The Critique Part Two:
So Last week I discussed how one should go about getting a critique and using it the best way so that you get the most out of said critique. Today I am going to discuss how I like to give critiques.
First and foremost giving someone a critique is not about you trying to “fix” a person’s story. In fact it is just as much a learning experience for the critique-er as it is the critique-ee (are those even words? I guess they are now!) That brings us to #1.
1) Teaching is the greatest form of learning. When you give someone a critique, it is in a sense a teaching moment. You read through someone’s manuscript, try to understand what the writer is portraying, then formulate a response that describes the best way you feel they should go about portraying it. This is a perfect learning opportunity for you as a writer.
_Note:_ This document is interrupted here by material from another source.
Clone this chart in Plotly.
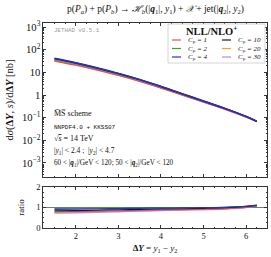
import plotly.graph_objects as go

# ---------------- data ----------------
dY = [1.5, 2.0, 2.5, 3.0, 3.5, 4.0, 4.5, 5.0, 5.5, 6.0, 6.25]

labels = ["C<sub>μ</sub> = 1", "C<sub>μ</sub> = 2", "C<sub>μ</sub> = 4",
          "C<sub>μ</sub> = 10", "C<sub>μ</sub> = 20", "C<sub>μ</sub> = 30"]
colors = ["#e5534b", "#3aa13a", "#2b2bdc", "#1a1a1a", "#ff9b21", "#a88fd6"]

xsec_c1 = [31.9, 20.8, 12.7, 7.4, 4.02, 2.04, 1.00, 0.483, 0.236, 0.107, 0.067]
xsec_c2 = [38.0, 24.5, 14.8, 8.5, 4.57, 2.29, 1.10, 0.525, 0.251, 0.112, 0.069]
xsec_c4 = [41.8, 26.7, 16.0, 9.1, 4.84, 2.40, 1.155, 0.546, 0.259, 0.114, 0.070]
xsec_c10 = [40.3, 25.8, 15.5, 8.9, 4.78, 2.38, 1.13, 0.535, 0.256, 0.113, 0.069]
xsec_c20 = [33.1, 21.6, 13.2, 7.6, 4.11, 2.08, 1.02, 0.494, 0.238, 0.108, 0.067]
xsec_c30 = [34.2, 22.3, 13.5, 7.8, 4.25, 2.15, 1.045, 0.504, 0.243, 0.109, 0.068]

ratio_c1 = [0.78, 0.80, 0.82, 0.84, 0.86, 0.88, 0.90, 0.92, 0.95, 1.01, 1.07]
ratio_c2 = [0.96, 0.97, 0.98, 0.99, 0.99, 1.00, 1.00, 1.00, 1.01, 1.04, 1.08]
ratio_c4 = [0.91, 0.92, 0.94, 0.95, 0.96, 0.97, 0.98, 0.99, 1.01, 1.06, 1.12]
ratio_c10 = [0.84, 0.85, 0.87, 0.89, 0.91, 0.93, 0.94, 0.96, 0.99, 1.05, 1.10]
ratio_c20 = [0.77, 0.78, 0.80, 0.82, 0.84, 0.86, 0.87, 0.89, 0.92, 0.99, 1.06]
ratio_c30 = [0.72, 0.74, 0.76, 0.79, 0.82, 0.85, 0.88, 0.90, 0.93, 1.00, 1.07]

xsecs = [xsec_c1, xsec_c2, xsec_c4, xsec_c10, xsec_c20, xsec_c30]
ratios = [ratio_c1, ratio_c2, ratio_c4, ratio_c10, ratio_c20, ratio_c30]

x_ticks = [2, 3, 4, 5, 6]
ratio_ticks = [0, 1, 2]

# ---------------- layout geometry ----------------
W, H = 271, 257
ML, MR, MT, MB = 43, 4, 23, 29
PW = W - ML - MR
PH = H - MT - MB


def px(x):
    return (x - ML) / PW


def py(y):
    return (H - MB - y) / PH


main_dom = [py(177), 1.0]
ratio_dom = [0.0, py(187)]

SERIF = "Liberation Serif, DejaVu Serif, serif"
MONO = "Liberation Mono, DejaVu Sans Mono, monospace"
QV = "<b><i>q</i></b>"

fig = go.Figure()

# draw order: light ones first
order = [4, 5, 0, 1, 3, 2]
for i in order:
    fig.add_trace(go.Scatter(x=dY, y=xsecs[i], mode="lines", xaxis="x", yaxis="y",
                             line=dict(color=colors[i], width=1.4, shape="spline"),
                             showlegend=False))
for i in order:
    fig.add_trace(go.Scatter(x=dY, y=ratios[i], mode="lines", xaxis="x2", yaxis="y2",
                             line=dict(color=colors[i], width=1.2, shape="spline"),
                             showlegend=False))

axis_common = dict(showline=True, linecolor="#333", linewidth=0.8, mirror="allticks",
                   ticks="inside", ticklen=3, tickwidth=0.7, tickcolor="#333",
                   showgrid=False, zeroline=False, automargin=False,
                   tickfont=dict(family=SERIF, size=8.5, color="#111"))

xr = [1.23, 6.49]
fig.update_layout(
    template="none",
    width=W, height=H,
    margin=dict(l=ML, r=MR, t=MT, b=MB),
    paper_bgcolor="white", plot_bgcolor="white",
    showlegend=False,
    xaxis=dict(domain=[0, 1], anchor="y", range=xr, showticklabels=False,
               tickvals=x_ticks,
               minor=dict(ticks="inside", ticklen=1.5, dtick=0.25, tick0=0, tickcolor="#333"),
               **axis_common),
    yaxis=dict(domain=main_dom, anchor="x", type="log", range=[-3.62, 3.18],
               dtick=1, exponentformat="power", showexponent="all",
               minor=dict(ticks="inside", ticklen=1.5, tickcolor="#333"),
               title=dict(text="d<i>σ</i>(<b>Δ</b><b><i>Y</i></b>, <i>s</i>)/d<b>Δ</b><b><i>Y</i></b> [nb]",
                          font=dict(family=SERIF, size=10.5, color="#111"), standoff=6),
               **axis_common),
    xaxis2=dict(domain=[0, 1], anchor="y2", range=xr, tickvals=x_ticks,
                minor=dict(ticks="inside", ticklen=1.5, dtick=0.25, tick0=0, tickcolor="#333"),
                title=dict(text="<b>Δ</b><b><i>Y</i></b> = <i>y</i><sub>1</sub> − <i>y</i><sub>2</sub>",
                           font=dict(family=SERIF, size=9, color="#111"), standoff=4),
                **axis_common),
    yaxis2=dict(domain=ratio_dom, anchor="x2", range=[0, 2], tickvals=ratio_ticks,
                minor=dict(ticks="inside", ticklen=1.5, dtick=0.25, tickcolor="#333"),
                title=dict(text="ratio", font=dict(family=SERIF, size=9, color="#111"),
                           standoff=10),
                **axis_common),
)

shapes = []
annotations = []

# reference line at ratio = 1
shapes.append(dict(type="line", xref="x2 domain", yref="y2", x0=0, x1=1, y0=1, y1=1,
                   line=dict(color="#555", width=0.8), layer="below"))

# title
annotations.append(dict(
    text="p(<i>P<sub>a</sub></i>) + p(<i>P<sub>b</sub></i>) → <i>ℋ<sub>b</sub></i>(|" + QV +
         "<sub>1</sub>|, <i>y</i><sub>1</sub>) + <i>𝒳</i> + jet(|" + QV +
         "<sub>2</sub>|, <i>y</i><sub>2</sub>)",
    xref="paper", yref="paper", x=px(155), y=py(10), xanchor="center", yanchor="middle",
    showarrow=False, font=dict(family=SERIF, size=9.5, color="#111")))

# legend box
shapes.append(dict(type="rect", xref="paper", yref="paper",
                   x0=px(168), x1=px(265), y0=py(63), y1=py(24),
                   line=dict(color="#cccccc", width=0.8), fillcolor="white", layer="above"))
annotations.append(dict(text="<b>NLL/NLO<sup>+</sup></b>", xref="paper", yref="paper",
                        x=px(211), y=py(30), xanchor="center", yanchor="middle", showarrow=False,
                        font=dict(family=SERIF, size=10.5, color="#111")))
leg_pos = [(0, 0), (0, 1), (0, 2), (1, 0), (1, 1), (1, 2)]
col_x = [172, 222]
row_y = [40, 48.5, 57]
for i, (c, r) in enumerate(leg_pos):
    x0 = col_x[c]
    yy = row_y[r]
    shapes.append(dict(type="line", xref="paper", yref="paper", x0=px(x0), x1=px(x0 + 9),
                       y0=py(yy), y1=py(yy), line=dict(color=colors[i], width=1.2), layer="above"))
    annotations.append(dict(text="<i>" + labels[i].replace("<sub>", "</i><sub>").replace("</sub>", "</sub><i>") + "</i>",
                            xref="paper", yref="paper", x=px(x0 + 14), y=py(yy),
                            xanchor="left", yanchor="middle", showarrow=False,
                            font=dict(family=SERIF, size=7, color="#111")))

# in-plot texts
annotations.append(dict(text="JETHAD v0.5.1", xref="paper", yref="paper", x=px(52), y=py(30),
                        xanchor="left", yanchor="middle", showarrow=False,
                        font=dict(family=MONO, size=5.8, color="#999")))
info = [
    ("M̅S̅ scheme", SERIF, 8, 114),
    ("NNPDF4.0 + KKSS07", MONO, 6, 127),
    ("√<span style='text-decoration:overline'><i>s</i></span> = 14 TeV", SERIF, 8, 138),
    ("|<i>y</i><sub>1</sub>| < 2.4 ;  |<i>y</i><sub>2</sub>| < 4.7", SERIF, 7.5, 151),
    ("60 < |" + QV + "<sub>1</sub>|/GeV < 120; 50 < |" + QV + "<sub>2</sub>|/GeV < 120", SERIF, 7.2, 163),
]
for txt, fam, sz, yy in info:
    annotations.append(dict(text=txt, xref="paper", yref="paper", x=px(52), y=py(yy),
                            xanchor="left", yanchor="middle", showarrow=False,
                            font=dict(family=fam, size=sz, color="#111")))

fig.update_layout(shapes=shapes, annotations=annotations)
fig.write_html("out.html", config={"displayModeBar": False},
               post_script="document.body.style.margin='0';")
Ask yourself how you can use certain techniques that you like in someone else’s writing. Or you may want to avoid something you don’t like. When you give a critique, it also forces you to look at your own writing style, because you have to explain to someone what you think works and what doesn’t work. This introspection reveals things about your own style of writing that you may never have noticed.
2) The Oreo technique. I am sure most people who have given critiques have heard of this before. It’s when you start with something you like about the story you are critiquing, and then comment on something that needs work, then end with another positive comment. The theory behind this is that when you start with a positive, people become more open to what you have to say. This is true, though critique-ies have a tendency to only focus on the positives at the beginning and the end and ignore the middle—but you as a critique-er can’t help that.
3) Be nice. Even if you sandwich your negative comments with positive ones, if that negative comment is, “your plot is crap” it’s probably not going to be received very well. Have a little common courtesy. Don’t say “your plot is crap;” say “your plot needs work” or “it could be stronger.”
4) Your job is not to rewrite a person’s story. I’ve seen this happen a few times. You get your manuscript back and someone rewrites it in a completely different direction. This doesn’t help anyone. Your job as a critique-er is to give your opinion on what works and what doesn’t work and why. For example, if you are critiquing a picture book and the entire story is in first person and you feel it should be in third person, don’t rewrite it in third person. Tell the author that you think it should be in third person and why. Tell them what you feel changing it will do for the character, the plot, and the pacing of the story. Your explanation then becomes a learning experience for both you and the person whose work you are critiquing.
5) Try not to get bogged down with the details. As a critique-er if you focus on, let’s say, what color the sky should be at dusk, or whether Caribbean Sea is more of a turquoise then blue, then you’re missing the heart of the story—which is what really needs to be looked at.
I hope these posts help. Remember, this is just my opinion. It’s what I find works for me. Everyone is different, so go with what works for you and your critique partners and forget the rest!